A glance at the book’s content

In his work, Roemer refers to the quasi-mystical and Sufi tendencies of the Baha’ism and believes that the Baha’ism is a marine plant that has grown in the swamp of the Sufi world. He believes that the Baha’is have made another idol of Abdu’l-Baha with their Sufi inclinations, which is reflected in modern clothing. He believes that Baha’ism is a dervish-like faith and it is only thanks to the symmetry with the modernist cultural movements in the Middle East that it has worn a modern dress and tries to hide its connections with other circles of Sufism. Roemer considers the quasi-mystical tendencies of the Baha’ism to be very profound and broad, and believes that the Baha’u’llah’s view in the tablet of wisdom of the philosophers is superficial. Moreover, the term he has used for philosophers (theosophists or mystics) shows that he considered philosophy to be the same with mysticism and did not have a correct understanding of their differences.

Roemer considers Babism and Baha’ism as Gnosis, dualism, and having sectarian and anti-rational structure which has been influenced by the mystical and interpretive sciences of Ismaeeli, Horoufi, Kabbala and Becktashi dervishes. He believes that Baha’i teachings toward recognition of God, manifestation, the levels of bounty band blessing have been influenced by a kind of Neo-Plato and gnosis beliefs.
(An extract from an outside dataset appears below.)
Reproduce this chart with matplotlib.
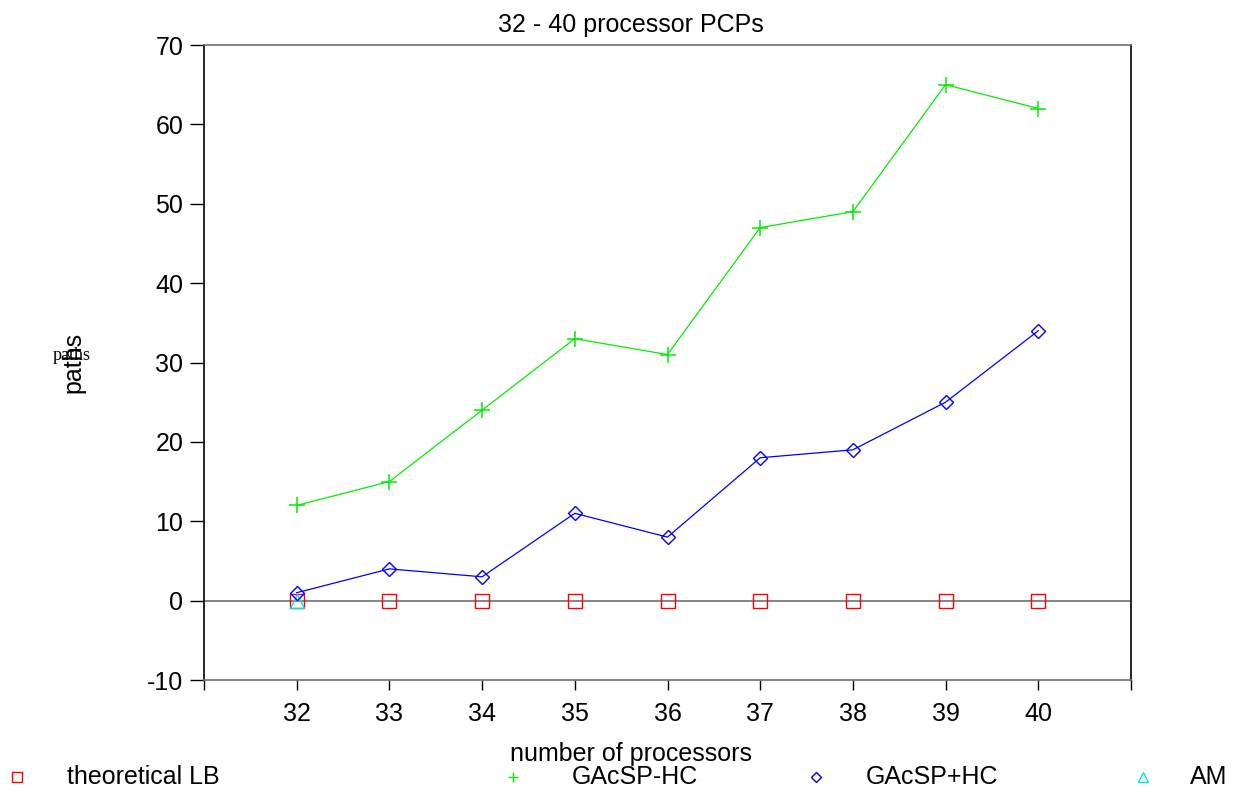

In examining Abdu’l-Baha’s propaganda trip to the United States, Romer identifies Baha’ism in the United States as apocalyptic Sufism, to whom Hussein Ali Nouri is manifested as the returned Christ or even God himself. He believes that the Baha’is in France have Jewish origins, so that the Jewish Dreyfus played a very important role in Abdu’l-Baha’s visit to Paris, and that the global organization of “Alliance-Israelite” turned into a bridge for the Baha’i infiltration in France through its comprehensive assistance to the Jews in the East. Moreover, Roemer stressed that Iranian Jews inside Iran, in order to challenge Islam, found the Baha’i sect as their ally and considered their confederate.

From Roemer’s viewpoint, during the Iranian Constitutional Revolution, the Baha’ism betrayed the national interests of Iranians with his unrealistic and idealistic slogan. In this regard, Roemer points out that Abbas Effendi hatched a plot against the democratic movement of Iranians, and compromised with Russians and British diplomats in a way that he had intensely recommended the Baha’is in the cities of Tehran and Tabriz to back Mohammad Ali Shah. Furthermore, he barred them from participating in the Iranian Constitutional Movement. Roemer also emphasizes that with the victory of the Constitutional Revolution, the falsity of the claim of Abbas Effendi, who had predicted a long and pleasant government for Mohammad Ali Shah, became clear to everyone. Recalling Russian and British pressure on Iran and the unification of the two powers in dividing its territory into two areas of influence in 1907, Roemer states that Abdu’l-Baha’s relations with foreign armies in Acre and their agents in Iran were nothing more than a great betrayal of the country of Iran.